◆ **GIVEN PROBLEM**
Restate the material word for word and leave out anything that is a picture.

#### PROVIDED MATERIAL

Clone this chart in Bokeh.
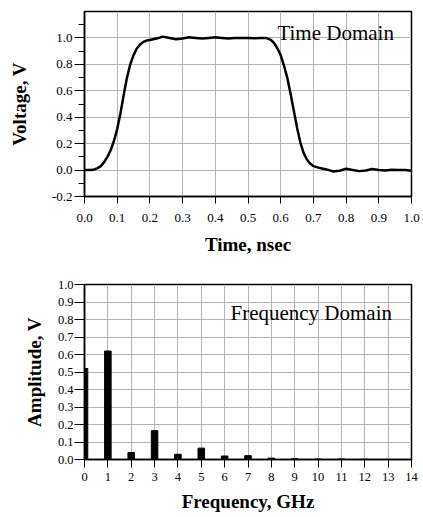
from bokeh.plotting import figure
from bokeh.layouts import column
from bokeh.models import Range1d, SingleIntervalTicker, Label, ColumnDataSource, NumeralTickFormatter
from bokeh.embed import file_html
from bokeh.resources import INLINE

# ---- data ----
time_ns = [0.00, 0.02, 0.03, 0.04, 0.05, 0.06, 0.07, 0.08, 0.09, 0.10, 0.11, 0.12,
           0.13, 0.14, 0.15, 0.16, 0.17, 0.18, 0.19, 0.20, 0.22, 0.24, 0.26, 0.28,
           0.30, 0.32, 0.34, 0.36, 0.38, 0.40, 0.42, 0.44, 0.46, 0.48, 0.50, 0.52,
           0.54, 0.555, 0.57, 0.58, 0.59, 0.60, 0.61, 0.62, 0.63, 0.64, 0.65, 0.66,
           0.67, 0.68, 0.69, 0.70, 0.72, 0.74, 0.76, 0.78, 0.80, 0.82, 0.84, 0.86,
           0.88, 0.90, 0.92, 0.94, 0.96, 0.98, 1.00]
voltage_v = [0.0, 0.0, 0.005, 0.015, 0.03, 0.06, 0.10, 0.15, 0.22, 0.31, 0.43, 0.57,
             0.70, 0.80, 0.87, 0.92, 0.95, 0.97, 0.98, 0.985, 0.995, 1.01, 1.0, 0.99,
             0.995, 1.005, 1.0, 0.995, 1.0, 1.005, 1.0, 0.995, 1.0, 1.0, 1.0, 0.998,
             1.0, 1.0, 0.985, 0.96, 0.92, 0.87, 0.79, 0.70, 0.58, 0.45, 0.32, 0.21,
             0.13, 0.08, 0.05, 0.03, 0.015, 0.005, -0.01, -0.005, 0.01, 0.0, -0.008, -0.003,
             0.008, 0.0, -0.003, 0.002, 0.0, 0.0, -0.005]

freq_ghz = [0, 1, 2, 3, 4, 5, 6, 7, 8, 9, 10, 11, 12, 13]
amplitude_v = [0.52, 0.62, 0.04, 0.165, 0.03, 0.065, 0.02, 0.022, 0.008, 0.005,
               0.003, 0.003, 0.002, 0.001]

FONT = "Liberation Serif"
GRID = "#b4b4b4"


def style(p, tick_size):
    p.outline_line_color = "black"
    p.outline_line_width = 1.5
    p.background_fill_color = "white"
    p.border_fill_color = "white"
    for ax in (p.xaxis[0], p.yaxis[0]):
        ax.axis_line_color = "black"
        ax.axis_line_width = 1.5
        ax.major_tick_line_color = "black"
        ax.minor_tick_line_color = "black"
        ax.major_label_text_font = FONT
        ax.major_label_text_font_size = tick_size
        ax.major_label_text_color = "black"
        ax.axis_label_text_font = FONT
        ax.axis_label_text_font_style = "bold"
        ax.axis_label_text_font_size = "19px"
        ax.axis_label_text_color = "black"
    p.xgrid.grid_line_color = GRID
    p.ygrid.grid_line_color = GRID
    p.xgrid.grid_line_width = 1
    p.ygrid.grid_line_width = 1


# ---- top: time domain ----
p1 = figure(width=423, height=260, output_backend="svg", toolbar_location=None,
            x_range=Range1d(0, 1), y_range=Range1d(-0.2, 1.2),
            min_border_left=70, min_border_right=7, min_border_top=11,
            min_border_bottom=64)
style(p1, "13px")
p1.xaxis.ticker = SingleIntervalTicker(interval=0.1, num_minor_ticks=0)
p1.yaxis.ticker = SingleIntervalTicker(interval=0.2, num_minor_ticks=2)
p1.xaxis.formatter = NumeralTickFormatter(format="0.0")
p1.yaxis.formatter = NumeralTickFormatter(format="0.0")
p1.xaxis.major_tick_in = 0
p1.xaxis.major_tick_out = 7
p1.yaxis.major_tick_in = 0
p1.yaxis.major_tick_out = 10
p1.yaxis.minor_tick_in = 0
p1.yaxis.minor_tick_out = 6
p1.xaxis.major_label_standoff = 10
p1.yaxis.major_label_standoff = 2
p1.xaxis.axis_label = "Time, nsec"
p1.yaxis.axis_label = "Voltage, V"
p1.xaxis.axis_label_standoff = 9
p1.yaxis.axis_label_standoff = 19
p1.line(time_ns, voltage_v, line_color="black", line_width=2.5)
p1.add_layout(Label(x=0.59, y=0.95, text="Time Domain", text_font=FONT,
                    text_font_size="21px", text_color="black",
                    text_baseline="bottom"))

# ---- bottom: frequency domain ----
p2 = figure(width=423, height=257, output_backend="svg", toolbar_location=None,
            x_range=Range1d(0, 14), y_range=Range1d(0, 1.0),
            min_border_left=84, min_border_right=12, min_border_top=24,
            min_border_bottom=58)
style(p2, "12.5px")
p2.xaxis.ticker = SingleIntervalTicker(interval=1, num_minor_ticks=0)
p2.yaxis.ticker = SingleIntervalTicker(interval=0.1, num_minor_ticks=0)
p2.yaxis.formatter = NumeralTickFormatter(format="0.0")
p2.xaxis.major_tick_in = 0
p2.xaxis.major_tick_out = 8
p2.yaxis.major_tick_in = 0
p2.yaxis.major_tick_out = 10
p2.xaxis.minor_tick_line_color = None
p2.yaxis.minor_tick_line_color = None
p2.xaxis.major_label_standoff = 5
p2.yaxis.major_label_standoff = 1
p2.xaxis.axis_label = "Frequency, GHz"
p2.yaxis.axis_label = "Amplitude, V"
p2.xaxis.axis_label_standoff = 7
p2.yaxis.axis_label_standoff = 10
src = ColumnDataSource(dict(x=freq_ghz, top=amplitude_v))
p2.vbar(x="x", top="top", bottom=0, width=0.28, source=src,
        fill_color="black", line_color="black")
p2.add_layout(Label(x=6.25, y=0.771, text="Frequency Domain", text_font=FONT,
                    text_font_size="21px", text_color="black",
                    text_baseline="bottom"))

layout = column(p1, p2, spacing=0)
open("out.html", "w").write(file_html(layout, INLINE))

########

◆ **THE REPLY**
Clone this chart in Bokeh.
from bokeh.plotting import figure
from bokeh.layouts import column
from bokeh.models import Range1d, SingleIntervalTicker, Label, ColumnDataSource, NumeralTickFormatter
from bokeh.embed import file_html
from bokeh.resources import INLINE

# ---- data ----
time_ns = [0.00, 0.02, 0.03, 0.04, 0.05, 0.06, 0.07, 0.08, 0.09, 0.10, 0.11, 0.12,
           0.13, 0.14, 0.15, 0.16, 0.17, 0.18, 0.19, 0.20, 0.22, 0.24, 0.26, 0.28,
           0.30, 0.32, 0.34, 0.36, 0.38, 0.40, 0.42, 0.44, 0.46, 0.48, 0.50, 0.52,
           0.54, 0.555, 0.57, 0.58, 0.59, 0.60, 0.61, 0.62, 0.63, 0.64, 0.65, 0.66,
           0.67, 0.68, 0.69, 0.70, 0.72, 0.74, 0.76, 0.78, 0.80, 0.82, 0.84, 0.86,
           0.88, 0.90, 0.92, 0.94, 0.96, 0.98, 1.00]
voltage_v = [0.0, 0.0, 0.005, 0.015, 0.03, 0.06, 0.10, 0.15, 0.22, 0.31, 0.43, 0.57,
             0.70, 0.80, 0.87, 0.92, 0.95, 0.97, 0.98, 0.985, 0.995, 1.01, 1.0, 0.99,
             0.995, 1.005, 1.0, 0.995, 1.0, 1.005, 1.0, 0.995, 1.0, 1.0, 1.0, 0.998,
             1.0, 1.0, 0.985, 0.96, 0.92, 0.87, 0.79, 0.70, 0.58, 0.45, 0.32, 0.21,
             0.13, 0.08, 0.05, 0.03, 0.015, 0.005, -0.01, -0.005, 0.01, 0.0, -0.008, -0.003,
             0.008, 0.0, -0.003, 0.002, 0.0, 0.0, -0.005]

freq_ghz = [0, 1, 2, 3, 4, 5, 6, 7, 8, 9, 10, 11, 12, 13]
amplitude_v = [0.52, 0.62, 0.04, 0.165, 0.03, 0.065, 0.02, 0.022, 0.008, 0.005,
               0.003, 0.003, 0.002, 0.001]

FONT = "Liberation Serif"
GRID = "#b4b4b4"


def style(p, tick_size):
    p.outline_line_color = "black"
    p.outline_line_width = 1.5
    p.background_fill_color = "white"
    p.border_fill_color = "white"
    for ax in (p.xaxis[0], p.yaxis[0]):
        ax.axis_line_color = "black"
        ax.axis_line_width = 1.5
        ax.major_tick_line_color = "black"
        ax.minor_tick_line_color = "black"
        ax.major_label_text_font = FONT
        ax.major_label_text_font_size = tick_size
        ax.major_label_text_color = "black"
        ax.axis_label_text_font = FONT
        ax.axis_label_text_font_style = "bold"
        ax.axis_label_text_font_size = "19px"
        ax.axis_label_text_color = "black"
    p.xgrid.grid_line_color = GRID
    p.ygrid.grid_line_color = GRID
    p.xgrid.grid_line_width = 1
    p.ygrid.grid_line_width = 1


# ---- top: time domain ----
p1 = figure(width=423, height=260, output_backend="svg", toolbar_location=None,
            x_range=Range1d(0, 1), y_range=Range1d(-0.2, 1.2),
            min_border_left=70, min_border_right=7, min_border_top=11,
            min_border_bottom=64)
style(p1, "13px")
p1.xaxis.ticker = SingleIntervalTicker(interval=0.1, num_minor_ticks=0)
p1.yaxis.ticker = SingleIntervalTicker(interval=0.2, num_minor_ticks=2)
p1.xaxis.formatter = NumeralTickFormatter(format="0.0")
p1.yaxis.formatter = NumeralTickFormatter(format="0.0")
p1.xaxis.major_tick_in = 0
p1.xaxis.major_tick_out = 7
p1.yaxis.major_tick_in = 0
p1.yaxis.major_tick_out = 10
p1.yaxis.minor_tick_in = 0
p1.yaxis.minor_tick_out = 6
p1.xaxis.major_label_standoff = 10
p1.yaxis.major_label_standoff = 2
p1.xaxis.axis_label = "Time, nsec"
p1.yaxis.axis_label = "Voltage, V"
p1.xaxis.axis_label_standoff = 9
p1.yaxis.axis_label_standoff = 19
p1.line(time_ns, voltage_v, line_color="black", line_width=2.5)
p1.add_layout(Label(x=0.59, y=0.95, text="Time Domain", text_font=FONT,
                    text_font_size="21px", text_color="black",
                    text_baseline="bottom"))

# ---- bottom: frequency domain ----
p2 = figure(width=423, height=257, output_backend="svg", toolbar_location=None,
            x_range=Range1d(0, 14), y_range=Range1d(0, 1.0),
            min_border_left=84, min_border_right=12, min_border_top=24,
            min_border_bottom=58)
style(p2, "12.5px")
p2.xaxis.ticker = SingleIntervalTicker(interval=1, num_minor_ticks=0)
p2.yaxis.ticker = SingleIntervalTicker(interval=0.1, num_minor_ticks=0)
p2.yaxis.formatter = NumeralTickFormatter(format="0.0")
p2.xaxis.major_tick_in = 0
p2.xaxis.major_tick_out = 8
p2.yaxis.major_tick_in = 0
p2.yaxis.major_tick_out = 10
p2.xaxis.minor_tick_line_color = None
p2.yaxis.minor_tick_line_color = None
p2.xaxis.major_label_standoff = 5
p2.yaxis.major_label_standoff = 1
p2.xaxis.axis_label = "Frequency, GHz"
p2.yaxis.axis_label = "Amplitude, V"
p2.xaxis.axis_label_standoff = 7
p2.yaxis.axis_label_standoff = 10
src = ColumnDataSource(dict(x=freq_ghz, top=amplitude_v))
p2.vbar(x="x", top="top", bottom=0, width=0.28, source=src,
        fill_color="black", line_color="black")
p2.add_layout(Label(x=6.25, y=0.771, text="Frequency Domain", text_font=FONT,
                    text_font_size="21px", text_color="black",
                    text_baseline="bottom"))

layout = column(p1, p2, spacing=0)
open("out.html", "w").write(file_html(layout, INLINE))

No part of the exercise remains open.